Using the latest update of the global human footprint, we discovered that while 75% of the world has a clear human footprint, more than 50% of the world’s land area has been significantly converted to human dominated land uses.

The degree of degradation varies across the major ecosystems. Some areas such as the tundra have been only slightly modified. Other ecosystems have been decimated: 90% of mangroves and sub-tropical forests have been converted to human uses.

Concerningly, since the convention was ratified in 1992, an extra 4.5 million square kilometres of land has been converted from natural habitat to human land uses.

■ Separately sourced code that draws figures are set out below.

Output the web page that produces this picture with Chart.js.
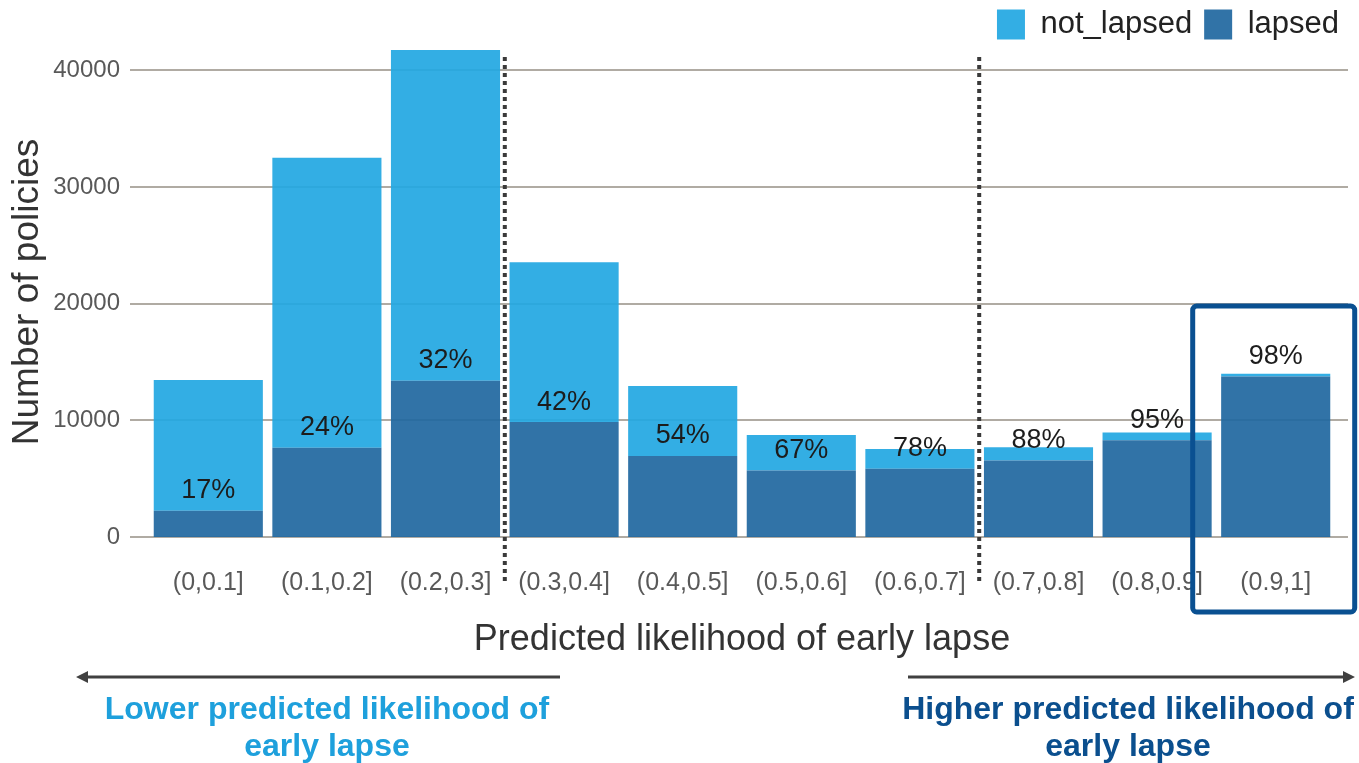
<!DOCTYPE html>
<html>
<head>
<meta charset="utf-8">
<script src="https://cdn.jsdelivr.net/npm/chart.js@4.4.1/dist/chart.umd.min.js"></script>
<style>
  html, body { margin: 0; padding: 0; background: #fff; }
  #wrap { position: relative; width: 1359px; height: 763px; }
  #chartCanvas { position: absolute; left: 0; top: 0; }
  .note { position: absolute; width: 520px; text-align: center; font: bold 32px 'Liberation Sans', Arial, sans-serif; line-height: 37px; }
  #lowNote { left: 67px; top: 690px; color: #1ea0dc; }
  #highNote { left: 868px; top: 690px; color: #0b4f8e; }
</style>
</head>
<body>
<div id="wrap">
  <canvas id="chartCanvas" width="1359" height="763"></canvas>
  <div class="note" id="lowNote">Lower predicted likelihood of<br>early lapse</div>
  <div class="note" id="highNote">Higher predicted likelihood of<br>early lapse</div>
</div>
<script>
// bins of predicted likelihood
const categories = ['(0,0.1]', '(0.1,0.2]', '(0.2,0.3]', '(0.3,0.4]', '(0.4,0.5]', '(0.5,0.6]', '(0.6,0.7]', '(0.7,0.8]', '(0.8,0.9]', '(0.9,1]'];
// number of policies per bin
const lapsed = [2250, 7650, 13400, 9850, 6950, 5700, 5850, 6550, 8300, 13750];
const notLapsed = [11200, 24850, 28350, 13700, 6000, 3050, 1700, 1150, 650, 250];
// share of lapsed policies shown on the bars
const lapseRates = ['17%', '24%', '32%', '42%', '54%', '67%', '78%', '88%', '95%', '98%'];
const yTicks = [0, 10000, 20000, 30000, 40000];
// dotted separators are drawn after these bin indexes
const separatorsAfter = [2, 6];

const font = "'Liberation Sans', Arial, sans-serif";

// grid lines, percent labels, separators, highlight box and arrows
const decorations = {
    id: 'decorations',
    beforeDatasetsDraw(chart) {
        const { ctx, scales: { y }, chartArea } = chart;
        ctx.save();
        ctx.strokeStyle = '#b0aba3';
        ctx.lineWidth = 2;
        yTicks.forEach((v) => {
            const py = Math.round(y.getPixelForValue(v));
            ctx.beginPath();
            ctx.moveTo(chartArea.left - 19, py);
            ctx.lineTo(chartArea.right + 13, py);
            ctx.stroke();
        });
        ctx.restore();
    },
    afterDatasetsDraw(chart) {
        const { ctx, scales: { x, y }, chartArea } = chart;
        ctx.save();

        // lapse rate above the lapsed part of each bar
        const meta = chart.getDatasetMeta(0);
        ctx.font = '27px ' + font;
        ctx.fillStyle = '#1c1c1c';
        ctx.textAlign = 'center';
        ctx.textBaseline = 'middle';
        meta.data.forEach((bar, i) => {
            ctx.fillText(lapseRates[i], bar.x, bar.y - 20);
        });

        // dotted separators
        ctx.strokeStyle = '#3a3a3a';
        ctx.lineWidth = 4;
        ctx.setLineDash([4, 4]);
        separatorsAfter.forEach((idx) => {
            const px = (x.getPixelForValue(idx) + x.getPixelForValue(idx + 1)) / 2;
            ctx.beginPath();
            ctx.moveTo(px, chartArea.top + 10);
            ctx.lineTo(px, chartArea.bottom + 45);
            ctx.stroke();
        });
        ctx.setLineDash([]);

        // box round the last bin
        const last = x.getPixelForValue(categories.length - 1);
        const top = y.getPixelForValue(19800);
        ctx.strokeStyle = '#0a5091';
        ctx.lineWidth = 5;
        ctx.beginPath();
        ctx.roundRect(last - 83, top, 162, chartArea.bottom + 75 - top, 4);
        ctx.stroke();

        // arrows under the axis title
        ctx.strokeStyle = '#404040';
        ctx.fillStyle = '#404040';
        ctx.lineWidth = 3;
        const ay = 677;
        ctx.beginPath();
        ctx.moveTo(560, ay);
        ctx.lineTo(84, ay);
        ctx.moveTo(908, ay);
        ctx.lineTo(1347, ay);
        ctx.stroke();
        ctx.beginPath();
        ctx.moveTo(76, ay);
        ctx.lineTo(88, ay - 6);
        ctx.lineTo(88, ay + 6);
        ctx.closePath();
        ctx.moveTo(1355, ay);
        ctx.lineTo(1343, ay - 6);
        ctx.lineTo(1343, ay + 6);
        ctx.closePath();
        ctx.fill();

        ctx.restore();
    }
};

const ctx = document.getElementById('chartCanvas');
window.myChart = new Chart(ctx, {
    type: 'bar',
    data: {
        labels: categories,
        datasets: [{
            label: 'lapsed',
            data: lapsed,
            backgroundColor: 'rgba(32, 103, 160, 0.92)',
            borderWidth: 0
        }, {
            label: 'not_lapsed',
            data: notLapsed,
            backgroundColor: 'rgba(34, 167, 226, 0.92)',
            borderWidth: 0
        }]
    },
    options: {
        responsive: false,
        animation: false,
        devicePixelRatio: 1,
        layout: { padding: { top: -3, right: 8, bottom: 0, left: 0 } },
        datasets: {
            bar: { categoryPercentage: 1, barPercentage: 0.92 }
        },
        plugins: {
            legend: {
                position: 'top',
                align: 'end',
                reverse: true,
                maxHeight: 50,
                labels: {
                    boxWidth: 28,
                    boxHeight: 30,
                    padding: 12,
                    color: '#222',
                    font: { family: font, size: 31 }
                }
            },
            tooltip: { enabled: false }
        },
        scales: {
            x: {
                stacked: true,
                grid: { display: false },
                border: { display: false },
                ticks: {
                    color: '#595959',
                    font: { family: font, size: 25 },
                    padding: 23,
                    maxRotation: 0,
                    autoSkip: false
                },
                title: {
                    display: true,
                    text: 'Predicted likelihood of early lapse',
                    color: '#333',
                    font: { family: font, size: 36 },
                    padding: { top: 0, bottom: 101 }
                },
                afterFit: (axis) => { axis.height = 226; }
            },
            y: {
                stacked: true,
                min: 0,
                max: 42000,
                grid: { display: false },
                border: { display: false },
                afterBuildTicks: (axis) => {
                    axis.ticks = yTicks.map((v) => ({ value: v }));
                },
                ticks: {
                    autoSkip: false,
                    color: '#595959',
                    font: { family: font, size: 24 },
                    padding: 21,
                    callback: (v) => String(v)
                },
                title: {
                    display: true,
                    text: 'Number of policies',
                    color: '#333',
                    font: { family: font, size: 37 },
                    padding: { top: 6, bottom: 0 }
                },
                afterFit: (axis) => { axis.width = 149; }
            },
            // empty right axis keeps the plot narrower than the legend row
            y2: {
                position: 'right',
                display: true,
                grid: { display: false },
                border: { display: false },
                ticks: { display: false },
                afterFit: (axis) => { axis.width = 16; }
            }
        }
    },
    plugins: [decorations]
});
</script>
</body>
</html>
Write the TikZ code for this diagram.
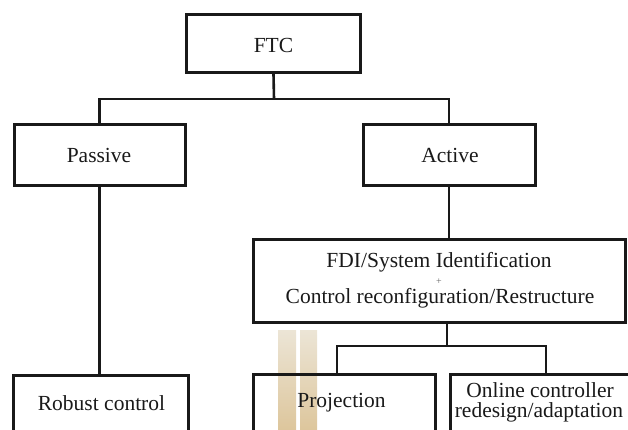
\documentclass[tikz,border=0pt]{standalone}
\usepackage{fontspec}
\setmainfont{Liberation Serif}
\definecolor{barlight}{RGB}{236,229,214}
\definecolor{bardark}{RGB}{221,198,156}
\definecolor{ink}{RGB}{25,25,25}
\begin{document}
\begin{tikzpicture}[x=1pt,y=-1pt,
  box/.style={draw=ink, line width=3pt, inner sep=0pt},
  link/.style={draw=ink, line width=2.6pt},
  lbl/.style={font=\fontsize{21.5}{25}\selectfont, text=ink, inner sep=0pt, anchor=base},
  stripe/.style={top color=barlight, bottom color=bardark, draw=none}]
\useasboundingbox (0,0) rectangle (628,430);
\begin{scope}
\clip (0,0) rectangle (628,430);
% light stripes behind the lower boxes
\fill[stripe] (278,330) rectangle (296,430);
\fill[stripe] (300,330) rectangle (317,430);

% boxes
\node[box, minimum width=174, minimum height=58] (ftc) at (273.5,43.5) {};
\node[box, minimum width=171, minimum height=61] (pas) at (99.5,155) {};
\node[box, minimum width=172, minimum height=61] (act) at (449,155) {};
\node[box, minimum width=372, minimum height=83] (fdi) at (439.5,281) {};
\node[box, minimum width=175, minimum height=90, anchor=north] (rob) at (101,373.5) {};
\node[box, minimum width=182, minimum height=90, anchor=north] (proj) at (344.5,372.5) {};
\node[box, minimum width=250, minimum height=90, anchor=north] (onl) at (575.5,372.5) {};

% connectors
\coordinate (j1) at (274,99);
\draw[link] (ftc.south) -- (j1);
\draw[link] (pas.north) |- (j1) -| (act.north);
\draw[link] (pas.south) -- (pas.south |- rob.north);
\draw[link] (act.south) -- (act.south |- fdi.north);
\coordinate (j2) at (447,346);
\coordinate (pl) at (337,346);
\coordinate (pr) at (546,346);
\draw[link] (j2 |- fdi.south) -- (j2);
\draw[link] (pl |- proj.north) |- (pr) -- (pr |- onl.north);

% labels
\node[lbl] (tftc) at (273.5,53) {FTC};
\node[lbl] (tpas) at (99,163) {Passive};
\node[lbl] (tact) at (450,163) {Active};
\node[lbl] (tfdi1) at (439,267) {FDI/System Identification};
\node[lbl, font=\fontsize{10}{12}\selectfont, text=black!60] (tplus) at (439,284.5) {+};
\node[lbl] (tfdi2) at (440,303) {Control reconfiguration/Restructure};
\node[lbl] (trob) at (101.5,410) {Robust control};
\node[lbl] (tproj) at (341.5,407) {Projection};
\node[lbl] (tonl1) at (540,397) {Online controller};
\node[lbl] (tonl2) at (539,417) {redesign/adaptation};
\end{scope}
\end{tikzpicture}
\end{document}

And much of this loss occurred in areas that already faced considerable losses in the past.

As a consequence, almost half of the world’s 800 ecoregions – those places that have distinct animal and plant communities – should be classified at very high risk, where 25 times more land has been converted than protected.

Forty-one of these ecoregions are in crisis, where humans converted more than 10% of the little remaining habitat over the past two decades and there is almost nothing left to protect.

 Ecoregions at risk
Image: The Conversation

These crisis ecoregions are concentrated in Southeast Asia (Indonesia and Papua New Guinea), and Africa (Madagascar, Democratic Republic of the Congo and Angola). It’s crucial that we establish protected areas in these places, but conflict and corruption make them some of the hardest places for conservation to work.

Australia: world expert in land clearing

While crisis ecoregions are mostly confined to the developing world, arguably the most concerning outcome of our research is that in many developed countries, like the United States and Canada, the proportion of protected areas to habitat loss is slipping.

And Australia is the worst performing developed nation of them all. Habitat loss greatly outpaced protection in 20 of Australia’s most wildlife-rich ecoregions. The most threatened ecoregions now include savannas in the southeast and southwest of Australia, and southeast temperate forest ecosystems.

Our analysis shows massive habitat loss occurred in Queensland, New South Wales and Western Australia during the past two decades, driven by land clearing for pasture, agriculture and urbanisation.

Australia has extremely high land-clearing rates and is the only developed nation now containing a deforestation front.

Arguably, things will continue to get worse without land-clearing law reform, but this is challenging, as shown by the recent failure of Queensland’s vegetation law changes and the poor vegetation-offset reforms in New South Wales.

Time for global action

As nations meet in Mexico to discuss their progress towards the Convention of Biological Diversity’s 2020 strategic plan, it is now time for them to undertake a full, frank and honest assessment on how things are progressing.

This means recognising that the current situation, where nations only report on protected area expansion, clearly tells half the story – and it is jeopardising the chance for halting the biodiversity crisis.

Australia must take the lead. It is time for this nation – one of the most wildlife-rich in the developed world - to account fully for both conservation gains and losses, and as such formally report on how much habitat is being destroyed. This is the necessary first step to identify ways to mitigate these losses and prioritise conservation actions in those regions that are at risk.

At the same time, all nations must recognise that the integrity of habitat within existing protected areas must be maintained, especially in those areas that contain imperilled species. Allowing activities which cause habitat loss to occur in protected areas is a backwards step for conservation, and governments must enforce their own environmental policies to stop this.

A good example is Springvale Station in Queensland, where mining is being considered within a newly purchased protected area, clearly threatening its biodiversity.

We need to change how we report on, and deal with, habitat loss, otherwise the mission of the convention - to stop the global extinction crisis – will fail.